Prototype testing is typically not limited to market research involving a single prototype. Rather, product teams usually start by testing simple prototypes. Based on feedback, they develop increasingly complex prototypes until they have a working model. This final, functional prototype serves as the basis for production models.
Product discovery is a complex process that requires multiple elements, such as:
Product teams with appropriate representation from key internal stakeholder groups
Good group dynamics that encourage collaboration, creativity, and data-driven decisions
Leadership supports and buys into the process and products that emerge
Prioritizing products that align with the company’s vision and customer needs
Commitment to continuous testing of assumptions and iterative development
Deep customer listening and immersion in their needs and journeys
Appropriate allocation of human and financial resources
Established deadlines for each phase of the product discovery process
Without these fundamentals, product teams and businesses are far more vulnerable to the common risks associated with new product development.
When product discovery initiatives fail due to the absence of these elements, product teams can struggle to elicit the cross-departmental buy-in necessary for future efforts to be effective.
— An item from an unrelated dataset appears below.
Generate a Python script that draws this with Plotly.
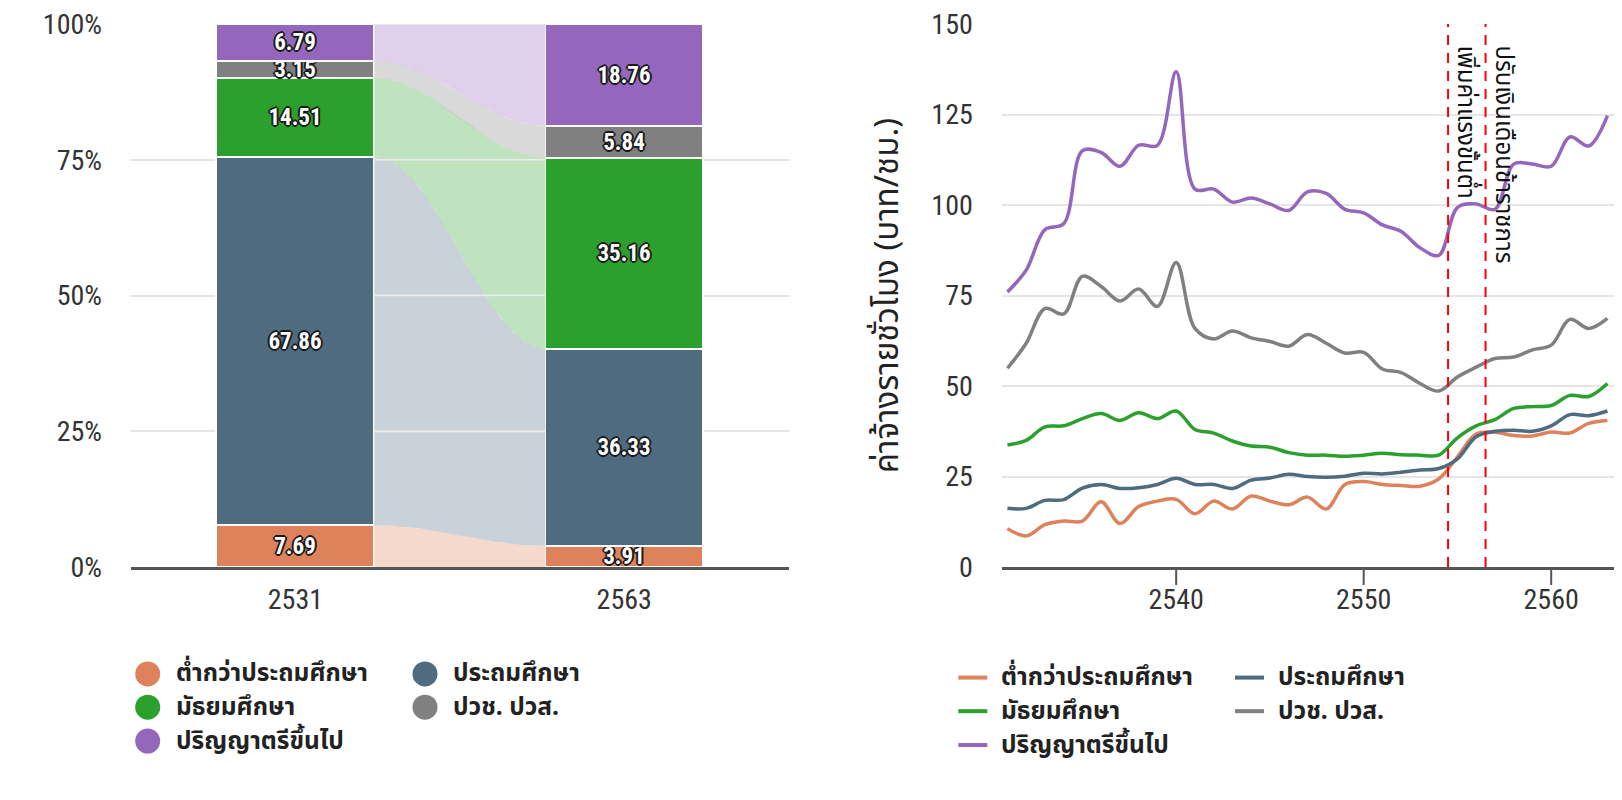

However, when these elements are in place, businesses can save time and money. They can avoid many of the most common headaches associated with the process while minimizing the risks associated with new products.
Additionally, businesses can create innovative products that align with their brand and goals. And they can ensure the products have the best chance of success in the market.
Using the product discovery framework helps businesses develop more innovative products. They resonate with customers faster and are less expensive than traditional product development approaches.
It also helps businesses ensure that new products align with their existing operations and brand.
Typically, product discovery refers to the initial discovery to develop entirely new products.
Continuous product discovery refers to product teams continually gathering customer feedback, integrating it into existing products, and using it to develop new products.
Businesses initiating a product discovery process should assemble a core product team with representation from their product, design, engineering, and marketing departments. Input from other departments is also essential, such as sales,
However, the core team must drive the product discovery process through each stage and bring in other internal stakeholders as needed.
The first step in product discovery involves the team learning all they can about their existing and prospective customers' needs and pain points. They do this by examining existing data from internal sources and public datasets.
Sometimes, they may commission new qualitative or quantitative market research to understand their customers better.
Some product discovery and related market research applications have some hefty upfront costs. Given that product discovery involves people, you can assign a dollar value to the labor hours attributed to this process.
But despite the upfront investment of time and money, the ROI on product discovery can be tremendous. When businesses create products that resonate with customers, they can enjoy increased revenue, market share, and profits.